**SUPPLIED MATERIAL:**
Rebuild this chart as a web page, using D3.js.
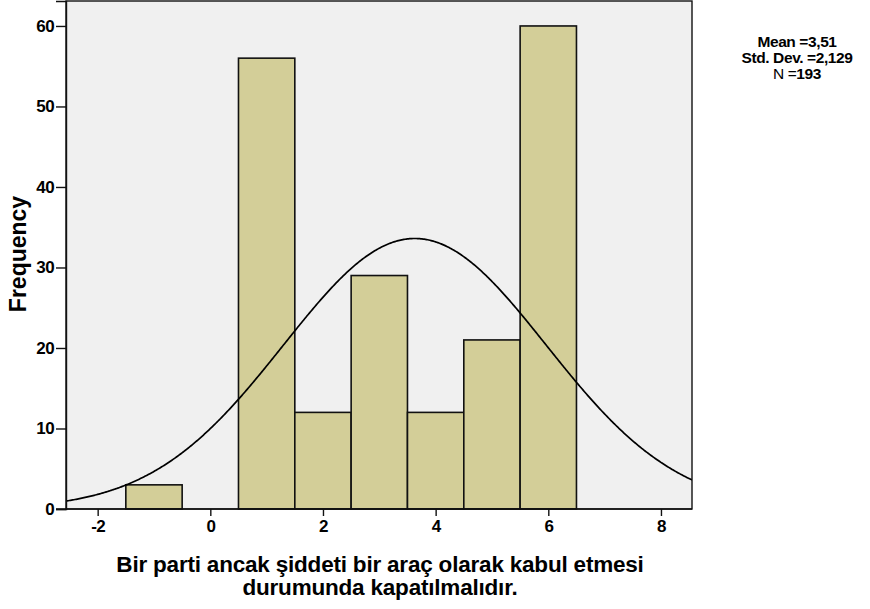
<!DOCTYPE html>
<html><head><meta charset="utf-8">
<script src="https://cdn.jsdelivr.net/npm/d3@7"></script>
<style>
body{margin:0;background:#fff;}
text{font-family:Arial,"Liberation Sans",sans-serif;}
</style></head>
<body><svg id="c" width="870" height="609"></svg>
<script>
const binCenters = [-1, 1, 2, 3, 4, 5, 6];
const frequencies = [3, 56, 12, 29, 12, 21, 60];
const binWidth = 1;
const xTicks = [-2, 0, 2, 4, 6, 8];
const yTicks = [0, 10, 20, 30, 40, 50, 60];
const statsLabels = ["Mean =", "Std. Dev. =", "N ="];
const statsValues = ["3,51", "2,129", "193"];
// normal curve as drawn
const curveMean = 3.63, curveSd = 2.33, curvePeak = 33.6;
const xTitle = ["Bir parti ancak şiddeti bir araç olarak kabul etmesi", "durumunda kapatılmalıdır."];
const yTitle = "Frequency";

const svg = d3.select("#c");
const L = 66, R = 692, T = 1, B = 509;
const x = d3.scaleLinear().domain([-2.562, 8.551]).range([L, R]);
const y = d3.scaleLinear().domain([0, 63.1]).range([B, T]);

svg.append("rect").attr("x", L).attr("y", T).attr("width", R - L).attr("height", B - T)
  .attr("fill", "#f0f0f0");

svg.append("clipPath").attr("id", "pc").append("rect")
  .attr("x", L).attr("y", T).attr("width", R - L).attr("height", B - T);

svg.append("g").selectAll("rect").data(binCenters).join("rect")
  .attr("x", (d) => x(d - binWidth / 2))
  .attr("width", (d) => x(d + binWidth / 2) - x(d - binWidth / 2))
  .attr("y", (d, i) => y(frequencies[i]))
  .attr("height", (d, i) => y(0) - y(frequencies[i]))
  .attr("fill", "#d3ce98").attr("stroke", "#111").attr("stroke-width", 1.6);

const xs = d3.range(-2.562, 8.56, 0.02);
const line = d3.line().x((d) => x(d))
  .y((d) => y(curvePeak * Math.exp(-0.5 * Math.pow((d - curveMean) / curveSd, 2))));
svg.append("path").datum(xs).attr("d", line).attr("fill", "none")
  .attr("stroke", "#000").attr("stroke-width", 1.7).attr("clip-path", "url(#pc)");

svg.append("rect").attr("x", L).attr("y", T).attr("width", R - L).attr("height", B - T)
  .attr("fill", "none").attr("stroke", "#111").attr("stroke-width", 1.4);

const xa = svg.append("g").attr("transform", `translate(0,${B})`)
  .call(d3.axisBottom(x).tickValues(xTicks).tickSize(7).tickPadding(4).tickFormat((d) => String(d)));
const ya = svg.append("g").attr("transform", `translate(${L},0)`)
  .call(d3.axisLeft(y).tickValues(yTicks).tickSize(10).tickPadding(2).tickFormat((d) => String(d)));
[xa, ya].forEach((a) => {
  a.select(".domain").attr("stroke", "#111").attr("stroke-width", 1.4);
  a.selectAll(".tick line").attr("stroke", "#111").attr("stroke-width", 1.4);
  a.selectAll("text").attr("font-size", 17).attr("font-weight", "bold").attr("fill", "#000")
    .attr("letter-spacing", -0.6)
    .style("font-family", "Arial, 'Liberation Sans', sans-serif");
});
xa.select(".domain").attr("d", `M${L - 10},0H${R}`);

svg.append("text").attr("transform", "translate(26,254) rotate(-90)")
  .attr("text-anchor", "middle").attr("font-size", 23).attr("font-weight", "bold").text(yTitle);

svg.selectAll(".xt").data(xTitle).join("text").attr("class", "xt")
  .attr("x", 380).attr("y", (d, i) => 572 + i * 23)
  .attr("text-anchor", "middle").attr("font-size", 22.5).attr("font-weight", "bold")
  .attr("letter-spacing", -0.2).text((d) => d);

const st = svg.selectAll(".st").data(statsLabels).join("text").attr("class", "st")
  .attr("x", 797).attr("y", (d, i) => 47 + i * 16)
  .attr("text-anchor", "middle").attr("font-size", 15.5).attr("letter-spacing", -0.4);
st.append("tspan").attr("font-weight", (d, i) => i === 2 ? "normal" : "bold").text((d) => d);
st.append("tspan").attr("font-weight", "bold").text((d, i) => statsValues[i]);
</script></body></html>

**STATED TASK:** Pictures in the data above should not be copied; transcribe everything else exactly.

**FULL RESPONSE:**
Rebuild this chart as a web page, using D3.js.
<!DOCTYPE html>
<html><head><meta charset="utf-8">
<script src="https://cdn.jsdelivr.net/npm/d3@7"></script>
<style>
body{margin:0;background:#fff;}
text{font-family:Arial,"Liberation Sans",sans-serif;}
</style></head>
<body><svg id="c" width="870" height="609"></svg>
<script>
const binCenters = [-1, 1, 2, 3, 4, 5, 6];
const frequencies = [3, 56, 12, 29, 12, 21, 60];
const binWidth = 1;
const xTicks = [-2, 0, 2, 4, 6, 8];
const yTicks = [0, 10, 20, 30, 40, 50, 60];
const statsLabels = ["Mean =", "Std. Dev. =", "N ="];
const statsValues = ["3,51", "2,129", "193"];
// normal curve as drawn
const curveMean = 3.63, curveSd = 2.33, curvePeak = 33.6;
const xTitle = ["Bir parti ancak şiddeti bir araç olarak kabul etmesi", "durumunda kapatılmalıdır."];
const yTitle = "Frequency";

const svg = d3.select("#c");
const L = 66, R = 692, T = 1, B = 509;
const x = d3.scaleLinear().domain([-2.562, 8.551]).range([L, R]);
const y = d3.scaleLinear().domain([0, 63.1]).range([B, T]);

svg.append("rect").attr("x", L).attr("y", T).attr("width", R - L).attr("height", B - T)
  .attr("fill", "#f0f0f0");

svg.append("clipPath").attr("id", "pc").append("rect")
  .attr("x", L).attr("y", T).attr("width", R - L).attr("height", B - T);

svg.append("g").selectAll("rect").data(binCenters).join("rect")
  .attr("x", (d) => x(d - binWidth / 2))
  .attr("width", (d) => x(d + binWidth / 2) - x(d - binWidth / 2))
  .attr("y", (d, i) => y(frequencies[i]))
  .attr("height", (d, i) => y(0) - y(frequencies[i]))
  .attr("fill", "#d3ce98").attr("stroke", "#111").attr("stroke-width", 1.6);

const xs = d3.range(-2.562, 8.56, 0.02);
const line = d3.line().x((d) => x(d))
  .y((d) => y(curvePeak * Math.exp(-0.5 * Math.pow((d - curveMean) / curveSd, 2))));
svg.append("path").datum(xs).attr("d", line).attr("fill", "none")
  .attr("stroke", "#000").attr("stroke-width", 1.7).attr("clip-path", "url(#pc)");

svg.append("rect").attr("x", L).attr("y", T).attr("width", R - L).attr("height", B - T)
  .attr("fill", "none").attr("stroke", "#111").attr("stroke-width", 1.4);

const xa = svg.append("g").attr("transform", `translate(0,${B})`)
  .call(d3.axisBottom(x).tickValues(xTicks).tickSize(7).tickPadding(4).tickFormat((d) => String(d)));
const ya = svg.append("g").attr("transform", `translate(${L},0)`)
  .call(d3.axisLeft(y).tickValues(yTicks).tickSize(10).tickPadding(2).tickFormat((d) => String(d)));
[xa, ya].forEach((a) => {
  a.select(".domain").attr("stroke", "#111").attr("stroke-width", 1.4);
  a.selectAll(".tick line").attr("stroke", "#111").attr("stroke-width", 1.4);
  a.selectAll("text").attr("font-size", 17).attr("font-weight", "bold").attr("fill", "#000")
    .attr("letter-spacing", -0.6)
    .style("font-family", "Arial, 'Liberation Sans', sans-serif");
});
xa.select(".domain").attr("d", `M${L - 10},0H${R}`);

svg.append("text").attr("transform", "translate(26,254) rotate(-90)")
  .attr("text-anchor", "middle").attr("font-size", 23).attr("font-weight", "bold").text(yTitle);

svg.selectAll(".xt").data(xTitle).join("text").attr("class", "xt")
  .attr("x", 380).attr("y", (d, i) => 572 + i * 23)
  .attr("text-anchor", "middle").attr("font-size", 22.5).attr("font-weight", "bold")
  .attr("letter-spacing", -0.2).text((d) => d);

const st = svg.selectAll(".st").data(statsLabels).join("text").attr("class", "st")
  .attr("x", 797).attr("y", (d, i) => 47 + i * 16)
  .attr("text-anchor", "middle").attr("font-size", 15.5).attr("letter-spacing", -0.4);
st.append("tspan").attr("font-weight", (d, i) => i === 2 ? "normal" : "bold").text((d) => d);
st.append("tspan").attr("font-weight", "bold").text((d, i) => statsValues[i]);
</script></body></html>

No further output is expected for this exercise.